→ To do
Copy out the whole listing exactly as written, leaving the pictures behind.
━━━━━━━━━━━━━━━━
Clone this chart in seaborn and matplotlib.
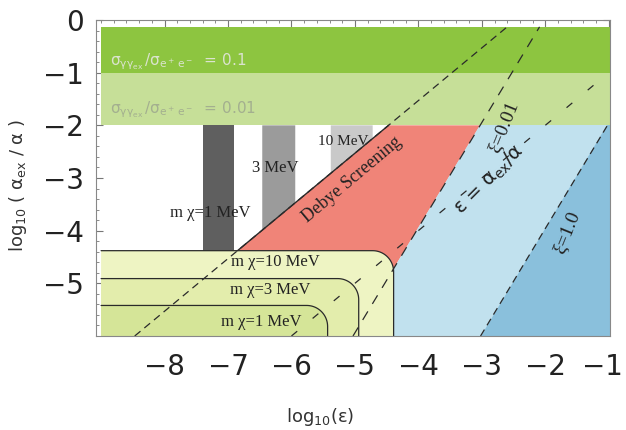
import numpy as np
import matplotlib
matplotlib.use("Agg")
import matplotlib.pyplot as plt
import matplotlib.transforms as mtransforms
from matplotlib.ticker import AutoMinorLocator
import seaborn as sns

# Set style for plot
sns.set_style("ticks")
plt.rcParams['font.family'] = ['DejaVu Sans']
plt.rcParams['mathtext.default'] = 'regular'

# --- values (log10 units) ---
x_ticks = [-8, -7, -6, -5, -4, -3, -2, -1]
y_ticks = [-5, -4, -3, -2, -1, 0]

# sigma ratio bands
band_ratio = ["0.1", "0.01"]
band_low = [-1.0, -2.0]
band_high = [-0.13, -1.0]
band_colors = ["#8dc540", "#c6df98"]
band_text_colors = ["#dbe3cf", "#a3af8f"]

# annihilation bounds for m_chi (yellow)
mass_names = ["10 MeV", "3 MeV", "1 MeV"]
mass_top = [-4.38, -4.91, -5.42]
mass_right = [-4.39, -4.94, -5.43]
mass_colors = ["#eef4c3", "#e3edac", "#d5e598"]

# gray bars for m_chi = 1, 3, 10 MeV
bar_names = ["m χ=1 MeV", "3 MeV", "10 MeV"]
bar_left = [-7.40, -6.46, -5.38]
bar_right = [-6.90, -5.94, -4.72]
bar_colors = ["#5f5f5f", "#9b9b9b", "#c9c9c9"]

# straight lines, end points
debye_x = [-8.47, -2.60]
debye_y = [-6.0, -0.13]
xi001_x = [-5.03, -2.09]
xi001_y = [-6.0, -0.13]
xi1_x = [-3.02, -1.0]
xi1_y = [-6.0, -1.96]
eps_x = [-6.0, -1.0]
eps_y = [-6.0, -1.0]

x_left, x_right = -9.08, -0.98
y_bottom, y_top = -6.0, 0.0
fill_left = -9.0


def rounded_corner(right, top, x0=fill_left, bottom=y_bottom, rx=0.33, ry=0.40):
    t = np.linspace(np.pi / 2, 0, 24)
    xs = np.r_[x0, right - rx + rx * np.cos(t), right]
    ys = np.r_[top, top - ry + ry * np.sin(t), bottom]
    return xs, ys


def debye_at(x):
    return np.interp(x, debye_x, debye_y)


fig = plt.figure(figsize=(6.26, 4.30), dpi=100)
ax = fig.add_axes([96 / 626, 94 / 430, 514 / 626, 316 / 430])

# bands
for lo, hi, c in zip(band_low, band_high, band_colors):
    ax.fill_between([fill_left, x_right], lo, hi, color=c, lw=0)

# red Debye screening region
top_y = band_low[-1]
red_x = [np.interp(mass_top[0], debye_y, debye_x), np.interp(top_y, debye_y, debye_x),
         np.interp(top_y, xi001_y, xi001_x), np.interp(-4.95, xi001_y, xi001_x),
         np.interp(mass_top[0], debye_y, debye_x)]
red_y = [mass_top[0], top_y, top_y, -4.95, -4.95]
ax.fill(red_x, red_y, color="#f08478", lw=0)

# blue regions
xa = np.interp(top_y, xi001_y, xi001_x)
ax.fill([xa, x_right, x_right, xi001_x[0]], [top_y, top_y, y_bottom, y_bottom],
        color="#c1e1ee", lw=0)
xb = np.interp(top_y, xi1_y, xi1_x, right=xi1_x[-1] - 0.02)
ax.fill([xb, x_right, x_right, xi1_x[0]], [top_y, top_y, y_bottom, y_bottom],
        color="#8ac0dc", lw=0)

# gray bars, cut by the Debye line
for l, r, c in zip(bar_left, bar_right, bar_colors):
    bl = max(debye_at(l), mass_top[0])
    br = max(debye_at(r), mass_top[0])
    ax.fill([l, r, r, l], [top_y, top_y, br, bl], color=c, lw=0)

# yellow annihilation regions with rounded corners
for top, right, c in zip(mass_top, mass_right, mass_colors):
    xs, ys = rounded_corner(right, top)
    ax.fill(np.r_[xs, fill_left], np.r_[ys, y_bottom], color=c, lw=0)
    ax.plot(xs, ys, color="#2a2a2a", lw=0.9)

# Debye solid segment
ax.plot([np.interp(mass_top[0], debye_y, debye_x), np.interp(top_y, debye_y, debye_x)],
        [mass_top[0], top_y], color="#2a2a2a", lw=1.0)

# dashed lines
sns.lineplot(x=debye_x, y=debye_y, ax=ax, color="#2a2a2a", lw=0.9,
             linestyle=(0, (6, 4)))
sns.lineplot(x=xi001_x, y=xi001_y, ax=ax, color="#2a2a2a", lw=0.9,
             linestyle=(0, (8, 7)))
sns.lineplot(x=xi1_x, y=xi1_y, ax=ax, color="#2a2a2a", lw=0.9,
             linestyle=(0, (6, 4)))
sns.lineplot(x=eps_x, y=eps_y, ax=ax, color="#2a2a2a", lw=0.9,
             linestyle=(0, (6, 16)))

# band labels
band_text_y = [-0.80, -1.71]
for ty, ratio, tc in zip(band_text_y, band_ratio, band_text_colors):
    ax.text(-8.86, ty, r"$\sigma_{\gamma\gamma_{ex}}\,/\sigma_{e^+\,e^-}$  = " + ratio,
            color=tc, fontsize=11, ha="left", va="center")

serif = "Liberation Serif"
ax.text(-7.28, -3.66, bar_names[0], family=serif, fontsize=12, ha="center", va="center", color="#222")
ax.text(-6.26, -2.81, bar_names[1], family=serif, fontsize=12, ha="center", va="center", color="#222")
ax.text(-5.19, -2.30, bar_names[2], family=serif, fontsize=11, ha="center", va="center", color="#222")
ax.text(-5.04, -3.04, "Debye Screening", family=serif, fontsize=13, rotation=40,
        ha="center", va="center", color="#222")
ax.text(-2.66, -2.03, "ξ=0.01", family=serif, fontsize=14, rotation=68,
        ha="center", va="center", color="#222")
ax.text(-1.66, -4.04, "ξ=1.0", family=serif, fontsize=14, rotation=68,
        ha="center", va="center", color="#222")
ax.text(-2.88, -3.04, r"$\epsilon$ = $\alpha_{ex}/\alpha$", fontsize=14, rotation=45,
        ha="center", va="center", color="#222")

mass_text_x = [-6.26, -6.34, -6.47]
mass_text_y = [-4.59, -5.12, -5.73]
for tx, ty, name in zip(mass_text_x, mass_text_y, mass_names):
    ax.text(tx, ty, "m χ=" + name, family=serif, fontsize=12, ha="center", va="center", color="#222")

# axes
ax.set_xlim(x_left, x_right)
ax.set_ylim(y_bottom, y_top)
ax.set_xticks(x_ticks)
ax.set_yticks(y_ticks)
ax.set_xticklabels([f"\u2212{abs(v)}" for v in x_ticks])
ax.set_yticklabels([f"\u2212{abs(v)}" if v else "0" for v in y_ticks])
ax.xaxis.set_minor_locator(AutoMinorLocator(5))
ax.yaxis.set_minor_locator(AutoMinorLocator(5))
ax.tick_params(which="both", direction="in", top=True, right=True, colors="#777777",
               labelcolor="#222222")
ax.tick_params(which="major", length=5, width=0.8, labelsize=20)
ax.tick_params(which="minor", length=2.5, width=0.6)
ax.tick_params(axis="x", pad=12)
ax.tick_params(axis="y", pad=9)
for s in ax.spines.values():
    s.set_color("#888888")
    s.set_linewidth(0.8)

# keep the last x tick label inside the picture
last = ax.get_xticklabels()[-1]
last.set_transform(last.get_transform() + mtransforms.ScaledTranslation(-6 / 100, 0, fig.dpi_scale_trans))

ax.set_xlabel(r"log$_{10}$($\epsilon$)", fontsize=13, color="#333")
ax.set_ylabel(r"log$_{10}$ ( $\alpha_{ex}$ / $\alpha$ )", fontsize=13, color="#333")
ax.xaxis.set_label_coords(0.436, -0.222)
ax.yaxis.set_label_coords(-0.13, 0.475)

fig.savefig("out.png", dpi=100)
━━━━━━━━━━━━━━━━
→ Result of this task
Clone this chart in seaborn and matplotlib.
import numpy as np
import matplotlib
matplotlib.use("Agg")
import matplotlib.pyplot as plt
import matplotlib.transforms as mtransforms
from matplotlib.ticker import AutoMinorLocator
import seaborn as sns

# Set style for plot
sns.set_style("ticks")
plt.rcParams['font.family'] = ['DejaVu Sans']
plt.rcParams['mathtext.default'] = 'regular'

# --- values (log10 units) ---
x_ticks = [-8, -7, -6, -5, -4, -3, -2, -1]
y_ticks = [-5, -4, -3, -2, -1, 0]

# sigma ratio bands
band_ratio = ["0.1", "0.01"]
band_low = [-1.0, -2.0]
band_high = [-0.13, -1.0]
band_colors = ["#8dc540", "#c6df98"]
band_text_colors = ["#dbe3cf", "#a3af8f"]

# annihilation bounds for m_chi (yellow)
mass_names = ["10 MeV", "3 MeV", "1 MeV"]
mass_top = [-4.38, -4.91, -5.42]
mass_right = [-4.39, -4.94, -5.43]
mass_colors = ["#eef4c3", "#e3edac", "#d5e598"]

# gray bars for m_chi = 1, 3, 10 MeV
bar_names = ["m χ=1 MeV", "3 MeV", "10 MeV"]
bar_left = [-7.40, -6.46, -5.38]
bar_right = [-6.90, -5.94, -4.72]
bar_colors = ["#5f5f5f", "#9b9b9b", "#c9c9c9"]

# straight lines, end points
debye_x = [-8.47, -2.60]
debye_y = [-6.0, -0.13]
xi001_x = [-5.03, -2.09]
xi001_y = [-6.0, -0.13]
xi1_x = [-3.02, -1.0]
xi1_y = [-6.0, -1.96]
eps_x = [-6.0, -1.0]
eps_y = [-6.0, -1.0]

x_left, x_right = -9.08, -0.98
y_bottom, y_top = -6.0, 0.0
fill_left = -9.0


def rounded_corner(right, top, x0=fill_left, bottom=y_bottom, rx=0.33, ry=0.40):
    t = np.linspace(np.pi / 2, 0, 24)
    xs = np.r_[x0, right - rx + rx * np.cos(t), right]
    ys = np.r_[top, top - ry + ry * np.sin(t), bottom]
    return xs, ys


def debye_at(x):
    return np.interp(x, debye_x, debye_y)


fig = plt.figure(figsize=(6.26, 4.30), dpi=100)
ax = fig.add_axes([96 / 626, 94 / 430, 514 / 626, 316 / 430])

# bands
for lo, hi, c in zip(band_low, band_high, band_colors):
    ax.fill_between([fill_left, x_right], lo, hi, color=c, lw=0)

# red Debye screening region
top_y = band_low[-1]
red_x = [np.interp(mass_top[0], debye_y, debye_x), np.interp(top_y, debye_y, debye_x),
         np.interp(top_y, xi001_y, xi001_x), np.interp(-4.95, xi001_y, xi001_x),
         np.interp(mass_top[0], debye_y, debye_x)]
red_y = [mass_top[0], top_y, top_y, -4.95, -4.95]
ax.fill(red_x, red_y, color="#f08478", lw=0)

# blue regions
xa = np.interp(top_y, xi001_y, xi001_x)
ax.fill([xa, x_right, x_right, xi001_x[0]], [top_y, top_y, y_bottom, y_bottom],
        color="#c1e1ee", lw=0)
xb = np.interp(top_y, xi1_y, xi1_x, right=xi1_x[-1] - 0.02)
ax.fill([xb, x_right, x_right, xi1_x[0]], [top_y, top_y, y_bottom, y_bottom],
        color="#8ac0dc", lw=0)

# gray bars, cut by the Debye line
for l, r, c in zip(bar_left, bar_right, bar_colors):
    bl = max(debye_at(l), mass_top[0])
    br = max(debye_at(r), mass_top[0])
    ax.fill([l, r, r, l], [top_y, top_y, br, bl], color=c, lw=0)

# yellow annihilation regions with rounded corners
for top, right, c in zip(mass_top, mass_right, mass_colors):
    xs, ys = rounded_corner(right, top)
    ax.fill(np.r_[xs, fill_left], np.r_[ys, y_bottom], color=c, lw=0)
    ax.plot(xs, ys, color="#2a2a2a", lw=0.9)

# Debye solid segment
ax.plot([np.interp(mass_top[0], debye_y, debye_x), np.interp(top_y, debye_y, debye_x)],
        [mass_top[0], top_y], color="#2a2a2a", lw=1.0)

# dashed lines
sns.lineplot(x=debye_x, y=debye_y, ax=ax, color="#2a2a2a", lw=0.9,
             linestyle=(0, (6, 4)))
sns.lineplot(x=xi001_x, y=xi001_y, ax=ax, color="#2a2a2a", lw=0.9,
             linestyle=(0, (8, 7)))
sns.lineplot(x=xi1_x, y=xi1_y, ax=ax, color="#2a2a2a", lw=0.9,
             linestyle=(0, (6, 4)))
sns.lineplot(x=eps_x, y=eps_y, ax=ax, color="#2a2a2a", lw=0.9,
             linestyle=(0, (6, 16)))

# band labels
band_text_y = [-0.80, -1.71]
for ty, ratio, tc in zip(band_text_y, band_ratio, band_text_colors):
    ax.text(-8.86, ty, r"$\sigma_{\gamma\gamma_{ex}}\,/\sigma_{e^+\,e^-}$  = " + ratio,
            color=tc, fontsize=11, ha="left", va="center")

serif = "Liberation Serif"
ax.text(-7.28, -3.66, bar_names[0], family=serif, fontsize=12, ha="center", va="center", color="#222")
ax.text(-6.26, -2.81, bar_names[1], family=serif, fontsize=12, ha="center", va="center", color="#222")
ax.text(-5.19, -2.30, bar_names[2], family=serif, fontsize=11, ha="center", va="center", color="#222")
ax.text(-5.04, -3.04, "Debye Screening", family=serif, fontsize=13, rotation=40,
        ha="center", va="center", color="#222")
ax.text(-2.66, -2.03, "ξ=0.01", family=serif, fontsize=14, rotation=68,
        ha="center", va="center", color="#222")
ax.text(-1.66, -4.04, "ξ=1.0", family=serif, fontsize=14, rotation=68,
        ha="center", va="center", color="#222")
ax.text(-2.88, -3.04, r"$\epsilon$ = $\alpha_{ex}/\alpha$", fontsize=14, rotation=45,
        ha="center", va="center", color="#222")

mass_text_x = [-6.26, -6.34, -6.47]
mass_text_y = [-4.59, -5.12, -5.73]
for tx, ty, name in zip(mass_text_x, mass_text_y, mass_names):
    ax.text(tx, ty, "m χ=" + name, family=serif, fontsize=12, ha="center", va="center", color="#222")

# axes
ax.set_xlim(x_left, x_right)
ax.set_ylim(y_bottom, y_top)
ax.set_xticks(x_ticks)
ax.set_yticks(y_ticks)
ax.set_xticklabels([f"\u2212{abs(v)}" for v in x_ticks])
ax.set_yticklabels([f"\u2212{abs(v)}" if v else "0" for v in y_ticks])
ax.xaxis.set_minor_locator(AutoMinorLocator(5))
ax.yaxis.set_minor_locator(AutoMinorLocator(5))
ax.tick_params(which="both", direction="in", top=True, right=True, colors="#777777",
               labelcolor="#222222")
ax.tick_params(which="major", length=5, width=0.8, labelsize=20)
ax.tick_params(which="minor", length=2.5, width=0.6)
ax.tick_params(axis="x", pad=12)
ax.tick_params(axis="y", pad=9)
for s in ax.spines.values():
    s.set_color("#888888")
    s.set_linewidth(0.8)

# keep the last x tick label inside the picture
last = ax.get_xticklabels()[-1]
last.set_transform(last.get_transform() + mtransforms.ScaledTranslation(-6 / 100, 0, fig.dpi_scale_trans))

ax.set_xlabel(r"log$_{10}$($\epsilon$)", fontsize=13, color="#333")
ax.set_ylabel(r"log$_{10}$ ( $\alpha_{ex}$ / $\alpha$ )", fontsize=13, color="#333")
ax.xaxis.set_label_coords(0.436, -0.222)
ax.yaxis.set_label_coords(-0.13, 0.475)

fig.savefig("out.png", dpi=100)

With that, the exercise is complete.